Prabhu has targetted to keep the railways’ operating ratio for 2016-17 at 92%, just a tad worse than the revised estimate of 90% for the current fiscal, despite leaving both passenger fares and freight rates unchanged. According to railways officials, some Rs 20,500 crore has been allocated in the Budget 2016-17 to cater to the additional burden of implementing the Pay panel recommendations, which had suggested an up to 24% hike in wages of central government employees. Earlier, the railways had estimated that it needed roughly Rs 32,000 crore to completely implement the panel’s suggestions (against the finance ministry’s projection of Rs 28,450 crore). This means the outgo of roughly Rs 11,500 crore could be pushed to subsequent years.

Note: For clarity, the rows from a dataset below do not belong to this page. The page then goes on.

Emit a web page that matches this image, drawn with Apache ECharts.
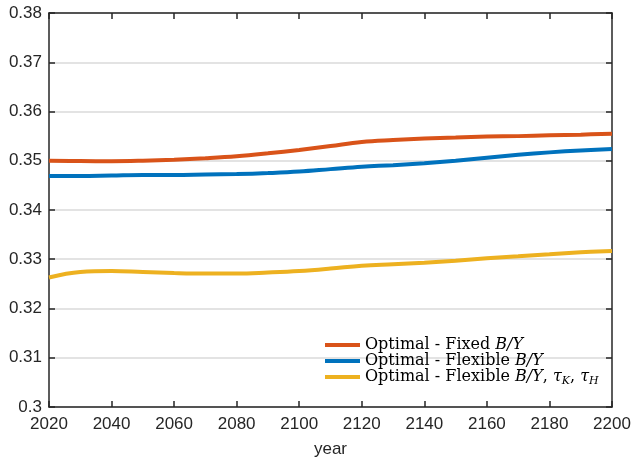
<!DOCTYPE html>
<html>
<head>
<meta charset="utf-8">
<script src="https://cdn.jsdelivr.net/npm/echarts@6/dist/echarts.min.js"></script>
<style>
  html, body { margin: 0; padding: 0; background: #fff; }
  #chart { width: 631px; height: 465px; }
</style>
</head>
<body>
<div id="chart"></div>
<script>
// years on the x axis
const years = [2020, 2030, 2040, 2050, 2060, 2070, 2080, 2090, 2100, 2110,
  2120, 2130, 2140, 2150, 2160, 2170, 2180, 2190, 2200];
// Optimal - Fixed B/Y
const fixedBY = [0.3500, 0.34995, 0.3499, 0.3500, 0.3502, 0.3505, 0.3509, 0.3515, 0.3522, 0.3530,
  0.3538, 0.3542, 0.3545, 0.3547, 0.3549, 0.3550, 0.3552, 0.3553, 0.3555];
// Optimal - Flexible B/Y
const flexBY = [0.3469, 0.3469, 0.3470, 0.3471, 0.3471, 0.3472, 0.3473, 0.3475, 0.3478, 0.3483,
  0.3488, 0.3491, 0.3495, 0.3500, 0.3506, 0.3512, 0.3517, 0.3521, 0.3524];
// Optimal - Flexible B/Y, tau_K, tau_H
const flexTax = [0.3263, 0.3274, 0.3276, 0.3274, 0.3272, 0.3271, 0.3271, 0.3273, 0.3276, 0.3281,
  0.3287, 0.3290, 0.3293, 0.3297, 0.3302, 0.3306, 0.3310, 0.3314, 0.3317];

const seriesNames = ['fixed', 'flex', 'flexTax'];
const legendLabels = {
  fixed: '{t|Optimal - Fixed }{i|B/Y}',
  flex: '{t|Optimal - Flexible }{i|B/Y}',
  flexTax: '{t|Optimal - Flexible }{i|B/Y}{t|, }{i|τ}{s|K}{t|, }{i|τ}{s|H}',
};
const colors = ['#D95319', '#0072BD', '#EDB120'];

const toPairs = (vals) => years.map((y, i) => [y, vals[i]]);

const axisColor = '#262626';
const chart = echarts.init(document.getElementById('chart'));

const option = {
  animation: false,
  color: colors,
  grid: { left: 49, right: 19, top: 13, bottom: 58, containLabel: false, outerBoundsMode: 'none' },
  legend: {
    data: seriesNames,
    orient: 'vertical',
    left: 320,
    top: 332,
    icon: 'rect',
    itemWidth: 35,
    itemHeight: 4,
    itemGap: 0,
    formatter: (name) => legendLabels[name],
    textStyle: {
      rich: {
        t: { fontFamily: 'DejaVu Serif', fontSize: 16, color: '#000', lineHeight: 20 },
        i: { fontFamily: 'DejaVu Serif', fontStyle: 'italic', fontSize: 16, color: '#000', lineHeight: 20 },
        s: { fontFamily: 'DejaVu Serif', fontStyle: 'italic', fontSize: 11, color: '#000', lineHeight: 13, verticalAlign: 'bottom' },
      },
    },
  },
  xAxis: [
    {
      type: 'value',
      min: 2020,
      max: 2200,
      interval: 20,
      name: 'year',
      nameLocation: 'middle',
      nameGap: 34,
      nameTextStyle: { fontFamily: 'Liberation Sans', fontSize: 17, color: axisColor },
      axisLine: { lineStyle: { color: axisColor, width: 1.5 } },
      axisTick: { inside: true, length: 6, lineStyle: { color: axisColor, width: 1.5 } },
      axisLabel: { fontFamily: 'Liberation Sans', fontSize: 17, color: axisColor, margin: 9, formatter: (v) => String(v) },
      splitLine: { show: false },
    },
    {
      type: 'value',
      position: 'top',
      min: 2020,
      max: 2200,
      interval: 20,
      axisLine: { show: true, lineStyle: { color: axisColor, width: 1.5 } },
      axisTick: { inside: true, length: 6, lineStyle: { color: axisColor, width: 1.5 } },
      axisLabel: { show: false },
      splitLine: { show: false },
    },
  ],
  yAxis: [
    {
      type: 'value',
      min: 0.3,
      max: 0.38,
      interval: 0.01,
      axisLine: { show: true, lineStyle: { color: axisColor, width: 1.5 } },
      axisTick: { show: true, inside: true, length: 6, lineStyle: { color: axisColor, width: 1.5 } },
      axisLabel: { fontFamily: 'Liberation Sans', fontSize: 17, color: axisColor, margin: 7 },
      splitLine: { show: true, lineStyle: { color: '#e3e3e3', width: 2 } },
    },
    {
      type: 'value',
      position: 'right',
      min: 0.3,
      max: 0.38,
      interval: 0.01,
      axisLine: { show: true, lineStyle: { color: axisColor, width: 1.5 } },
      axisTick: { show: true, inside: true, length: 6, lineStyle: { color: axisColor, width: 1.5 } },
      axisLabel: { show: false },
      splitLine: { show: false },
    },
  ],
  series: [
    { name: 'fixed', type: 'line', data: toPairs(fixedBY), smooth: 0.4, showSymbol: false, lineStyle: { width: 4 } },
    { name: 'flex', type: 'line', data: toPairs(flexBY), smooth: 0.4, showSymbol: false, lineStyle: { width: 4 } },
    { name: 'flexTax', type: 'line', data: toPairs(flexTax), smooth: 0.4, showSymbol: false, lineStyle: { width: 4 } },
  ],
};

chart.setOption(option);
</script>
</body>
</html>
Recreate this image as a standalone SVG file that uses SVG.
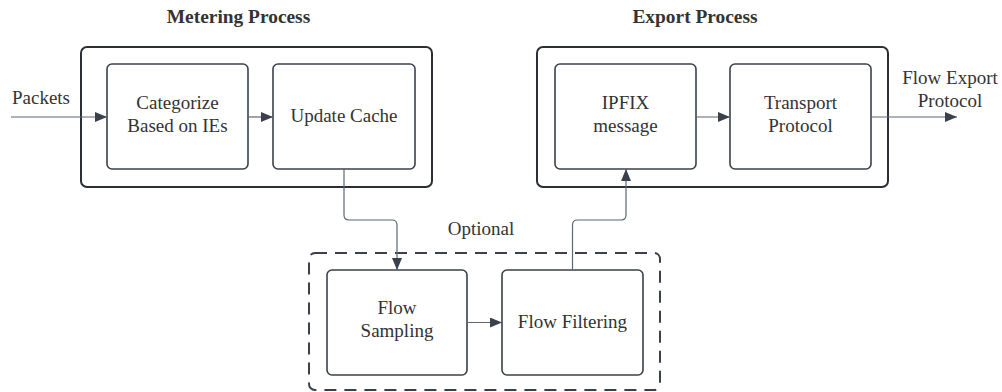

In 2008-09, when the railways had to implement the 6th Pay Commission report, its operating ratio went haywire. From as low as 75.9% in 2007-08 (thanks to good economic growth and robust earnings from freight), the operating ratio went up to 88.3% in 2008-09 and 95.3% in the year after that. The impact of the move was to the tune of `1 lakh crore until 2012-13, which kept pressure on operational efficiency.
Since a half of the railways’ earning went towards meeting wage and pension bills of employees in normal course (in 2014-15, that is), the ratio would only worsen in the coming years due to this extra burden. Although the additional burden of the 7th Pay Commission report is much lower than the previous one, it could still potentially disrupt the railways’ calculations in the absence of a solid road map to boost earnings, given that the economy is still some distance away from a sustained recovery and traders are increasingly opting for transportation by roads to beat exorbitantly high rail freight rates.
The railways’ pension outgo is already budgetted at Rs 45,500 crore for 2016-17, up 37% from a year before, and its total expenditure has been pegged at Rs 1,71,060 crore for the next fiscal, against Rs 1,51,907 crore in 2015-16, mainly to meet additional expenses from the pay hike.
The railway minister aims to keep the rise in ordinary working expenses at just 11.6% for 2016-17, compared with a whopping 32.5% surge in 2008-09 when the implementation of the last pay panel recommendations started.
“We are faced with two headwinds, entirely beyond our control; tepid growth of our economy’s core sectors due to international slowdown and the looming impact of the 7th Pay Commission and increased productivity bonus payouts,” the minister said.
Prabhu has pinned a lot of hopes on additional revenue generation, apart from wooing private sector investment, to turn the fortunes of railways. But at the moment, analysts feel the operating ratio target looks pretty ambitious.